Like many charitable organisations, the Leukaemia Foundation has become synonymous with its annual major fundraising activity, The World’s Greatest Shave, which raises between 50 to 60 per cent of total revenue. Shields said the long-term goal is to use data to diversify the Leukaemia Foundation’s revenue stream. But its new data capabilities have already helped to determine the human resources needed to deliver that campaign smoothly.

“We used the AI tools within Azure to determine the casual workforce needed in the contact centre to handle the volume that was expected,” Shields said.

This, plus the newly integrated database, helped the Leukaemia Foundation raise $17 million for its 2021 World’s Greatest Shave – the highest amount raised since 2016 – with a record number of people participating.

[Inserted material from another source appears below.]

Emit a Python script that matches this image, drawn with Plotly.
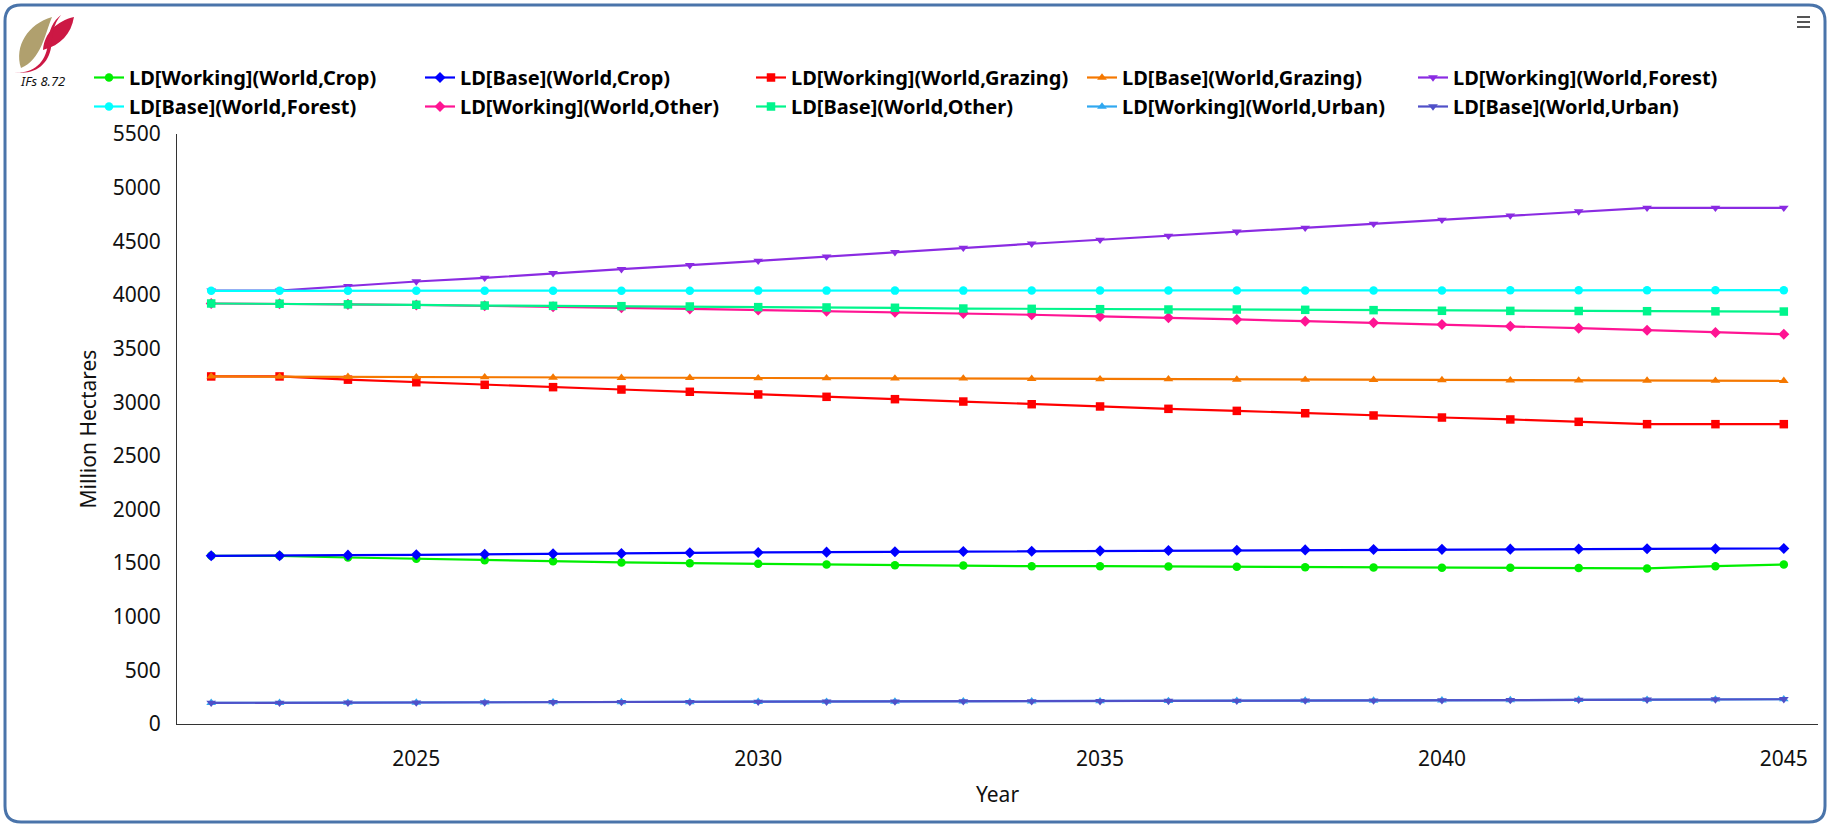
import plotly.graph_objects as go

# years on the x axis
years = [2022, 2023, 2024, 2025, 2026, 2027, 2028, 2029, 2030, 2031, 2032, 2033,
         2034, 2035, 2036, 2037, 2038, 2039, 2040, 2041, 2042, 2043, 2044, 2045]

# land area, million hectares
working_crop = [1568, 1568, 1552, 1540, 1527, 1518, 1506, 1499, 1493, 1487, 1480, 1478,
                1471, 1471, 1468, 1465, 1462, 1459, 1456, 1456, 1455, 1450, 1471, 1487]
base_crop = [1568, 1568, 1574, 1577, 1583, 1587, 1590, 1596, 1599, 1602, 1605, 1608,
             1611, 1614, 1617, 1620, 1623, 1626, 1628, 1630, 1632, 1633, 1634, 1636]
working_grazing = [3240, 3240, 3210, 3186, 3162, 3140, 3118, 3097, 3072, 3050, 3028, 3006,
                   2981, 2960, 2938, 2919, 2897, 2876, 2857, 2839, 2817, 2795, 2795, 2795]
base_grazing = [3240, 3238, 3236, 3233, 3233, 3230, 3227, 3227, 3224, 3224, 3221, 3221,
                3218, 3214, 3214, 3211, 3210, 3208, 3206, 3204, 3203, 3202, 3200, 3199]
working_forest = [4040, 4040, 4083, 4125, 4159, 4203, 4240, 4277, 4318, 4358, 4398, 4439,
                  4477, 4514, 4551, 4589, 4626, 4663, 4700, 4740, 4778, 4812, 4812, 4812]
base_forest = [4038, 4038, 4038, 4039, 4039, 4039, 4039, 4039, 4040, 4040, 4040, 4040,
               4041, 4041, 4041, 4041, 4042, 4042, 4042, 4043, 4043, 4043, 4044, 4044]
working_other = [3920, 3918, 3912, 3906, 3899, 3890, 3880, 3870, 3860, 3849, 3838, 3828,
                 3815, 3799, 3787, 3771, 3755, 3740, 3724, 3708, 3690, 3671, 3650, 3634]
base_other = [3920, 3918, 3912, 3908, 3901, 3898, 3895, 3892, 3886, 3883, 3880, 3873,
              3870, 3867, 3864, 3864, 3861, 3858, 3852, 3851, 3850, 3848, 3847, 3845]
working_urban = [197, 198, 199, 200, 201, 203, 204, 205, 207, 208, 209, 211,
                 212, 213, 215, 216, 218, 219, 221, 223, 225, 227, 229, 231]
base_urban = [197, 198, 199, 200, 201, 203, 204, 205, 207, 208, 209, 211,
              212, 213, 215, 216, 218, 219, 221, 223, 225, 227, 229, 231]

x_ticks = [2025, 2030, 2035, 2040, 2045]
y_ticks = [0, 500, 1000, 1500, 2000, 2500, 3000, 3500, 4000, 4500, 5000, 5500]

series = [
    ("LD[Working](World,Crop)", working_crop, "#00ee00", "circle"),
    ("LD[Base](World,Crop)", base_crop, "#0000ff", "diamond"),
    ("LD[Working](World,Grazing)", working_grazing, "#ff0000", "square"),
    ("LD[Base](World,Grazing)", base_grazing, "#f57800", "triangle-up"),
    ("LD[Working](World,Forest)", working_forest, "#8a2be2", "triangle-down"),
    ("LD[Base](World,Forest)", base_forest, "#00ffff", "circle"),
    ("LD[Working](World,Other)", working_other, "#ff1493", "diamond"),
    ("LD[Base](World,Other)", base_other, "#00f58c", "square"),
    ("LD[Working](World,Urban)", working_urban, "#30a8f0", "triangle-up"),
    ("LD[Base](World,Urban)", base_urban, "#5050c8", "triangle-down"),
]

W, H = 1830, 826
L, R, T, B = 177, 1818, 134, 724


def px(x):
    return (x - L) / (R - L)


def py(y):
    return (B - y) / (B - T)


def path(cmds):
    out = []
    for c in cmds:
        if isinstance(c, str):
            out.append(c)
        else:
            out.append(f"{px(c[0]):.5f},{py(c[1]):.5f}")
    return " ".join(out)


fig = go.Figure()

for name, vals, color, sym in series:
    fig.add_trace(go.Scatter(
        x=years, y=vals, name=name, mode="lines+markers",
        line=dict(color=color, width=2.2),
        marker=dict(color=color, symbol=sym, size=8.5),
    ))

shapes = []
# rounded frame around the whole chart
r = 16
x0, y0, x1, y1 = 5, 5, 1825, 822
frame = path(["M", (x0 + r, y0), "L", (x1 - r, y0), "Q", (x1, y0), (x1, y0 + r),
              "L", (x1, y1 - r), "Q", (x1, y1), (x1 - r, y1),
              "L", (x0 + r, y1), "Q", (x0, y1), (x0, y1 - r),
              "L", (x0, y0 + r), "Q", (x0, y0), (x0 + r, y0), "Z"])
shapes.append(dict(type="path", xref="paper", yref="paper", path=frame,
                   line=dict(color="#4a74aa", width=3), layer="below"))

# IFs logo leaves
tan_leaf = path(["M", (21, 68), "C", (14, 46), (28, 24), (52, 17),
                 "C", (45, 34), (41, 60), (21, 68), "Z"])
red_leaf = path(["M", (43, 50), "C", (44, 33), (57, 21), (74, 17),
                 "C", (71, 34), (61, 45), (43, 50), "Z"])
red_swoosh = path(["M", (14, 72), "C", (34, 75), (47, 61), (48, 42),
                   "C", (49, 30), (53, 21), (61, 15),
                   "C", (53, 25), (52.5, 34), (51.5, 44),
                   "C", (50, 63), (36, 76), (14, 72), "Z"])
shapes.append(dict(type="path", xref="paper", yref="paper", path=tan_leaf,
                   fillcolor="#b0a06e", line=dict(width=0)))
shapes.append(dict(type="path", xref="paper", yref="paper", path=red_leaf,
                   fillcolor="#cc1844", line=dict(width=0)))
shapes.append(dict(type="path", xref="paper", yref="paper", path=red_swoosh,
                   fillcolor="#cc1844", line=dict(width=0)))

# menu icon top right
for yy in (17, 22, 27):
    shapes.append(dict(type="line", xref="paper", yref="paper",
                       x0=px(1797), x1=px(1810), y0=py(yy), y1=py(yy),
                       line=dict(color="#555555", width=2)))

fig.update_layout(
    width=W, height=H,
    margin=dict(l=L, r=W - R, t=T, b=H - B),
    plot_bgcolor="white", paper_bgcolor="white",
    font=dict(family="Noto Sans, Open Sans, sans-serif", size=21, color="#111111"),
    showlegend=True,
    legend=dict(
        orientation="h", x=px(89), y=py(58), xanchor="left", yanchor="top",
        entrywidth=286, entrywidthmode="pixels", itemwidth=30,
        font=dict(family="Noto Sans, sans-serif", size=20, color="#000000", weight="bold"),
        bgcolor="rgba(0,0,0,0)", tracegroupgap=0,
    ),
    xaxis=dict(
        range=[2021.5, 2045.5], tickvals=x_ticks, showgrid=False, zeroline=False,
        showline=True, linecolor="#333333", linewidth=1, ticks="",
        ticklabelstandoff=16,
        title=dict(text="Year", standoff=16, font=dict(size=21)),
    ),
    yaxis=dict(
        range=[0, 5500], tickvals=y_ticks, showgrid=False, zeroline=False,
        showline=True, linecolor="#333333", linewidth=1, ticks="",
        ticklabelstandoff=11,
        title=dict(text="Million Hectares", standoff=10, font=dict(size=21)),
    ),
    shapes=shapes,
    annotations=[dict(text="<i>IFs 8.72</i>", xref="paper", yref="paper",
                      x=px(18), y=py(81), xanchor="left", yanchor="middle",
                      showarrow=False,
                      font=dict(size=13, color="#111111", family="Noto Sans"))],
)

fig.write_html("out.html", config={"displayModeBar": False},
               post_script="document.body.style.margin='0';document.body.style.overflow='hidden';")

Outcomes like these will be essential if Shields is to help the Leukaemia Foundation reach its stretch goal of zero deaths by blood cancer by 2035.

“Creating the strategies that work towards that stretch goal, and then measuring our progress against those strategies, is part of that dashboarding work we are doing at the moment,” Shields said. “But complementary to that is giving our executive team really easy access into organisational health and their understanding of where the business is at.

“Even though I have done a lot of work in that space, there is still more I can do to demonstrate the benefits and the value that data can create, not just in the short term, but the medium and long term as well.”